Ihor Yukhnovskyi (; also Yukhnovsky; born 1 September 1925) is a Ukrainian physicist and politician, and a member of the Presidium of Academy of Sciences of Ukraine, Hero of Ukraine.

Life before politics
Yukhnovskyi was born September 1, 1925 in Kniahynyny village, Dubno powiat, Wołyń Voivodeship (Poland). In 1944-45 participated in World War II on a side of Soviet Army. In 1951 he became the head of Theoretical Physics Department at Lviv University. In 1969 Yukhnovskyi, at that time Doctor of Physics and Mathematics led the newly organized Department of Statistical Theory of Condensed Matter. in 1980 the department was reorganized into the Lviv division of statistical physics for the Institute for Theoretical Physics, and then in 1990 into the Institute of Condensed Matter Physics of the National Academy of Sciences of Ukraine.

Political life
On March 30, 1990 Yukhnovskyi was elected with 59.07% votes (out of 6 candidates) as a member of parliament of Ukrainian SSR from an election district in the city of Lviv.  On May 15, 1990 he became the leader of the first ever opposition party in the Ukrainian SSR parliament named "Narodna Rada" (People’s Council).

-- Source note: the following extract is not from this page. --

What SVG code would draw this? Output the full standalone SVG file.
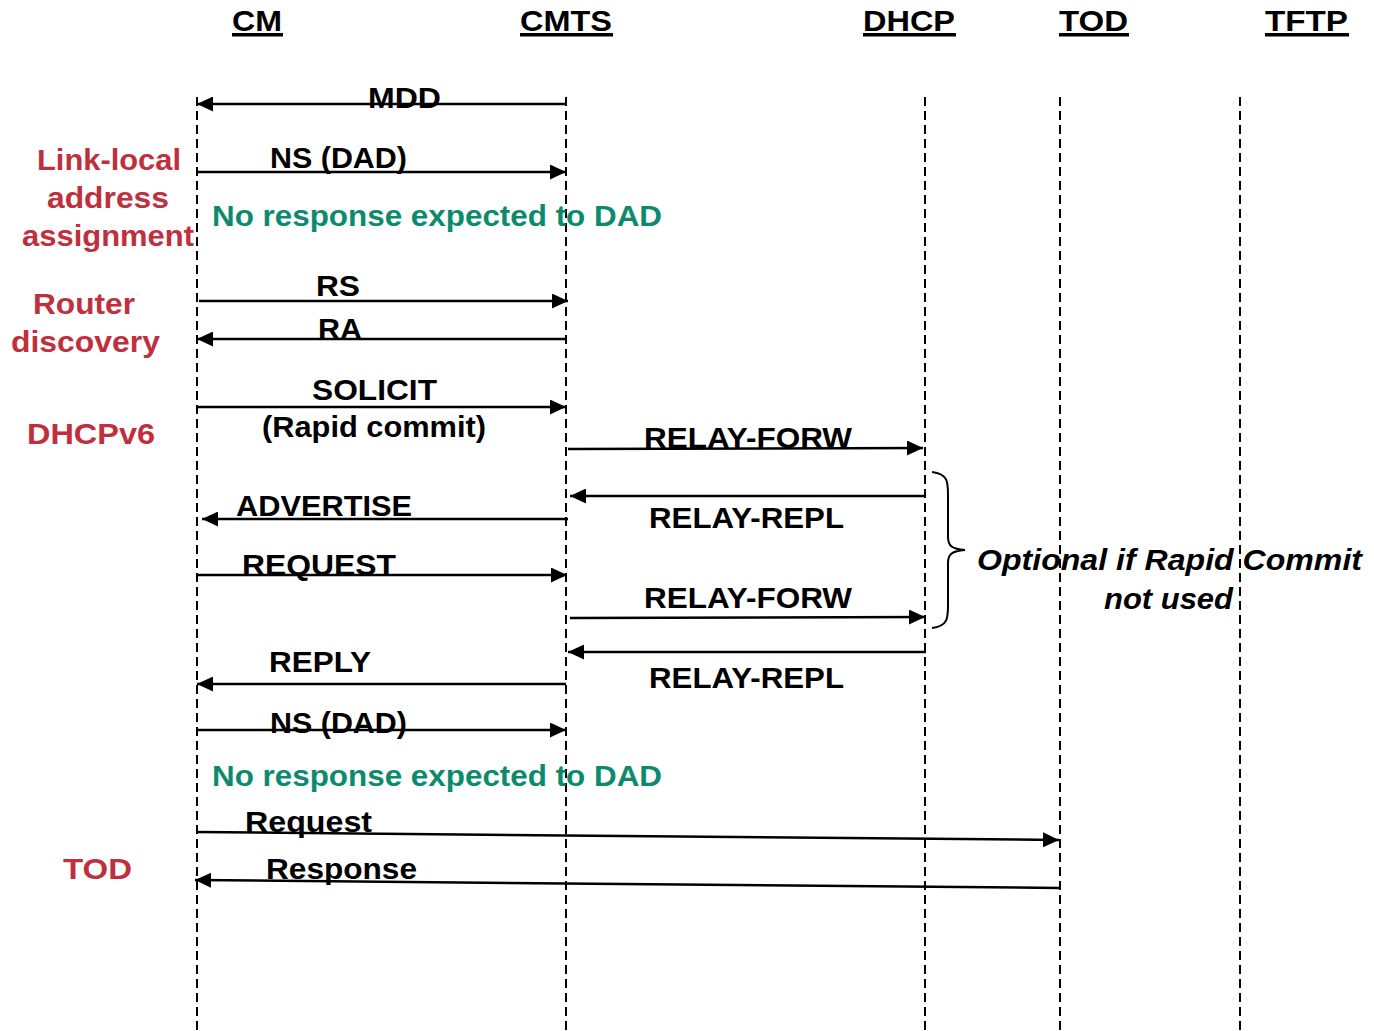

During the 24 August 1991 parliamentary debate precede the Declaration of Independence of Ukraine Yukhnovskyi was the MP who first called on parliament to immediately declare Ukraine as an independent democratic state.

In the first presidential elections in Ukraine Yukhnovskyi was supported by 554,719 voters (1.74%) and took 5th place out of 6 candidates. In 1992 he was appointed as the first vice Prime Minister of Ukraine.

In the 1994 parliamentary elections Yukhnovskyi was elected to the parliament in the same electoral district as in 1990, the city of Lviv, with 60.41% of support. In the 1998 parliamentary elections he was elected as #15 in the People's Movement of Ukraine (Rukh) party list. In the 2002 parliamentary elections he was again elected as #68 now in the Our Ukraine party list.

Yukhnovsky is an author of over 400 scientific papers, five books and a textbook "Osnovy kvantovoyi mekhaniky" (Fundamentals of Quantum Mechanics). As a member of the parliament he actively participated in passing of over 100 bills. He was one of the authors of the Act of Declaration of Independence of Ukraine.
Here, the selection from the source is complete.